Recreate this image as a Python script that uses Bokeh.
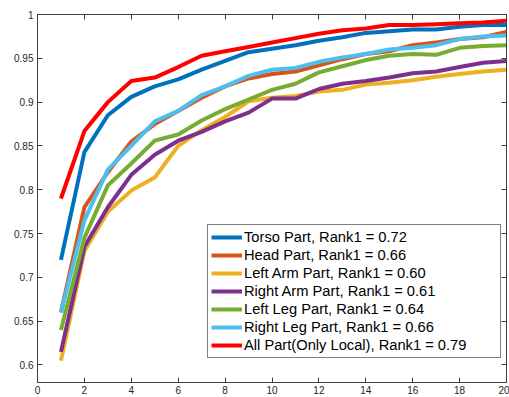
from bokeh.plotting import figure
from bokeh.models import Range1d, LinearAxis, FixedTicker, Legend, LegendItem
from bokeh.embed import file_html
from bokeh.resources import INLINE

ranks = list(range(1, 21))
torso = [0.72, 0.843, 0.885, 0.906, 0.918, 0.926, 0.937, 0.947, 0.957, 0.961,
         0.965, 0.970, 0.974, 0.979, 0.981, 0.983, 0.983, 0.986, 0.988, 0.988]
head = [0.66, 0.78, 0.82, 0.855, 0.875, 0.89, 0.905, 0.918, 0.927, 0.932,
        0.935, 0.942, 0.949, 0.955, 0.958, 0.965, 0.968, 0.972, 0.974, 0.98]
left_arm = [0.605, 0.73, 0.775, 0.799, 0.814, 0.85, 0.868, 0.883, 0.901, 0.905,
            0.907, 0.912, 0.914, 0.92, 0.922, 0.925, 0.929, 0.932, 0.935, 0.937]
right_arm = [0.615, 0.735, 0.78, 0.817, 0.84, 0.856, 0.866, 0.878, 0.888, 0.904,
             0.904, 0.915, 0.921, 0.924, 0.928, 0.933, 0.935, 0.94, 0.945, 0.947]
left_leg = [0.64, 0.745, 0.805, 0.83, 0.856, 0.863, 0.879, 0.892, 0.903, 0.914,
            0.921, 0.934, 0.941, 0.948, 0.953, 0.955, 0.954, 0.962, 0.964, 0.965]
right_leg = [0.66, 0.765, 0.823, 0.85, 0.878, 0.89, 0.908, 0.918, 0.93, 0.937,
             0.939, 0.946, 0.951, 0.955, 0.96, 0.962, 0.965, 0.972, 0.975, 0.976]
all_part = [0.79, 0.867, 0.90, 0.924, 0.928, 0.94, 0.953, 0.958, 0.963, 0.968,
            0.973, 0.978, 0.982, 0.984, 0.988, 0.988, 0.989, 0.990, 0.991, 0.993]

series_labels = ["Torso Part, Rank1 = 0.72", "Head Part, Rank1 = 0.66",
                 "Left Arm Part, Rank1 = 0.60", "Right Arm Part, Rank1 = 0.61",
                 "Left Leg Part, Rank1 = 0.64", "Right Leg Part, Rank1 = 0.66",
                 "All Part(Only Local), Rank1 = 0.79"]
series_values = [torso, head, left_arm, right_arm, left_leg, right_leg, all_part]
colors = ["#0072BD", "#D95319", "#EDB120", "#7E2F8E", "#77AC30", "#4DBEEE", "#FF0000"]

x_ticks = [0, 2, 4, 6, 8, 10, 12, 14, 16, 18, 20]
y_ticks = [0.6, 0.65, 0.7, 0.75, 0.8, 0.85, 0.9, 0.95, 1.0]
y_tick_labels = ["0.6", "0.65", "0.7", "0.75", "0.8", "0.85", "0.9", "0.95", "1"]

FONT = "Liberation Sans"
AX = "#404040"

p = figure(width=509, height=397, output_backend="svg", toolbar_location=None,
           x_range=Range1d(0, 20), y_range=Range1d(0.58, 1.0),
           min_border_left=37, min_border_right=3, min_border_top=14, min_border_bottom=15)
p.xgrid.visible = False
p.ygrid.visible = False
p.outline_line_color = AX
p.outline_line_width = 1

def style_axis(ax, ticks, labels=True):
    ax.ticker = FixedTicker(ticks=ticks)
    ax.minor_tick_line_color = None
    ax.major_tick_in = 5
    ax.major_tick_out = 0
    ax.axis_line_color = AX
    ax.major_tick_line_color = AX
    ax.major_label_text_font = FONT
    ax.major_label_text_color = "#262626"
    ax.major_label_text_font_size = "10px"
    if labels:
        ax.major_label_standoff = 4
    else:
        ax.major_label_overrides = {t: "" for t in ticks}
        ax.major_label_standoff = 0

style_axis(p.xaxis[0], x_ticks)
p.xaxis[0].major_label_standoff = 3
style_axis(p.yaxis[0], y_ticks)
p.yaxis[0].major_label_overrides = dict(zip(y_ticks, y_tick_labels))

top = LinearAxis()
style_axis(top, x_ticks, labels=False)
p.add_layout(top, "above")
right = LinearAxis()
style_axis(right, y_ticks, labels=False)
p.add_layout(right, "right")

items = []
for lab, vals, col in zip(series_labels, series_values, colors):
    r = p.line(ranks, vals, line_color=col, line_width=4)
    items.append(LegendItem(label=lab, renderers=[r]))

leg = Legend(items=items, location=(170, 24))
leg.label_text_font = FONT
leg.label_text_font_size = "14.7px"
leg.label_text_color = "#000000"
leg.label_height = 18
leg.label_width = 253
leg.glyph_height = 18
leg.glyph_width = 31
leg.label_standoff = 2
leg.spacing = 0
leg.padding = 3
leg.margin = 0
leg.border_line_color = "#000000"
leg.border_line_width = 1
leg.background_fill_alpha = 1
p.add_layout(leg, "center")

open("out.html", "w").write(file_html(p, INLINE))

# # # #

:: Written exercise ::
Transcribe the whole listing exactly. Pictures are excluded.

:: Task response ::
Recreate this image as a Python script that uses Bokeh.
from bokeh.plotting import figure
from bokeh.models import Range1d, LinearAxis, FixedTicker, Legend, LegendItem
from bokeh.embed import file_html
from bokeh.resources import INLINE

ranks = list(range(1, 21))
torso = [0.72, 0.843, 0.885, 0.906, 0.918, 0.926, 0.937, 0.947, 0.957, 0.961,
         0.965, 0.970, 0.974, 0.979, 0.981, 0.983, 0.983, 0.986, 0.988, 0.988]
head = [0.66, 0.78, 0.82, 0.855, 0.875, 0.89, 0.905, 0.918, 0.927, 0.932,
        0.935, 0.942, 0.949, 0.955, 0.958, 0.965, 0.968, 0.972, 0.974, 0.98]
left_arm = [0.605, 0.73, 0.775, 0.799, 0.814, 0.85, 0.868, 0.883, 0.901, 0.905,
            0.907, 0.912, 0.914, 0.92, 0.922, 0.925, 0.929, 0.932, 0.935, 0.937]
right_arm = [0.615, 0.735, 0.78, 0.817, 0.84, 0.856, 0.866, 0.878, 0.888, 0.904,
             0.904, 0.915, 0.921, 0.924, 0.928, 0.933, 0.935, 0.94, 0.945, 0.947]
left_leg = [0.64, 0.745, 0.805, 0.83, 0.856, 0.863, 0.879, 0.892, 0.903, 0.914,
            0.921, 0.934, 0.941, 0.948, 0.953, 0.955, 0.954, 0.962, 0.964, 0.965]
right_leg = [0.66, 0.765, 0.823, 0.85, 0.878, 0.89, 0.908, 0.918, 0.93, 0.937,
             0.939, 0.946, 0.951, 0.955, 0.96, 0.962, 0.965, 0.972, 0.975, 0.976]
all_part = [0.79, 0.867, 0.90, 0.924, 0.928, 0.94, 0.953, 0.958, 0.963, 0.968,
            0.973, 0.978, 0.982, 0.984, 0.988, 0.988, 0.989, 0.990, 0.991, 0.993]

series_labels = ["Torso Part, Rank1 = 0.72", "Head Part, Rank1 = 0.66",
                 "Left Arm Part, Rank1 = 0.60", "Right Arm Part, Rank1 = 0.61",
                 "Left Leg Part, Rank1 = 0.64", "Right Leg Part, Rank1 = 0.66",
                 "All Part(Only Local), Rank1 = 0.79"]
series_values = [torso, head, left_arm, right_arm, left_leg, right_leg, all_part]
colors = ["#0072BD", "#D95319", "#EDB120", "#7E2F8E", "#77AC30", "#4DBEEE", "#FF0000"]

x_ticks = [0, 2, 4, 6, 8, 10, 12, 14, 16, 18, 20]
y_ticks = [0.6, 0.65, 0.7, 0.75, 0.8, 0.85, 0.9, 0.95, 1.0]
y_tick_labels = ["0.6", "0.65", "0.7", "0.75", "0.8", "0.85", "0.9", "0.95", "1"]

FONT = "Liberation Sans"
AX = "#404040"

p = figure(width=509, height=397, output_backend="svg", toolbar_location=None,
           x_range=Range1d(0, 20), y_range=Range1d(0.58, 1.0),
           min_border_left=37, min_border_right=3, min_border_top=14, min_border_bottom=15)
p.xgrid.visible = False
p.ygrid.visible = False
p.outline_line_color = AX
p.outline_line_width = 1

def style_axis(ax, ticks, labels=True):
    ax.ticker = FixedTicker(ticks=ticks)
    ax.minor_tick_line_color = None
    ax.major_tick_in = 5
    ax.major_tick_out = 0
    ax.axis_line_color = AX
    ax.major_tick_line_color = AX
    ax.major_label_text_font = FONT
    ax.major_label_text_color = "#262626"
    ax.major_label_text_font_size = "10px"
    if labels:
        ax.major_label_standoff = 4
    else:
        ax.major_label_overrides = {t: "" for t in ticks}
        ax.major_label_standoff = 0

style_axis(p.xaxis[0], x_ticks)
p.xaxis[0].major_label_standoff = 3
style_axis(p.yaxis[0], y_ticks)
p.yaxis[0].major_label_overrides = dict(zip(y_ticks, y_tick_labels))

top = LinearAxis()
style_axis(top, x_ticks, labels=False)
p.add_layout(top, "above")
right = LinearAxis()
style_axis(right, y_ticks, labels=False)
p.add_layout(right, "right")

items = []
for lab, vals, col in zip(series_labels, series_values, colors):
    r = p.line(ranks, vals, line_color=col, line_width=4)
    items.append(LegendItem(label=lab, renderers=[r]))

leg = Legend(items=items, location=(170, 24))
leg.label_text_font = FONT
leg.label_text_font_size = "14.7px"
leg.label_text_color = "#000000"
leg.label_height = 18
leg.label_width = 253
leg.glyph_height = 18
leg.glyph_width = 31
leg.label_standoff = 2
leg.spacing = 0
leg.padding = 3
leg.margin = 0
leg.border_line_color = "#000000"
leg.border_line_width = 1
leg.background_fill_alpha = 1
p.add_layout(leg, "center")

open("out.html", "w").write(file_html(p, INLINE))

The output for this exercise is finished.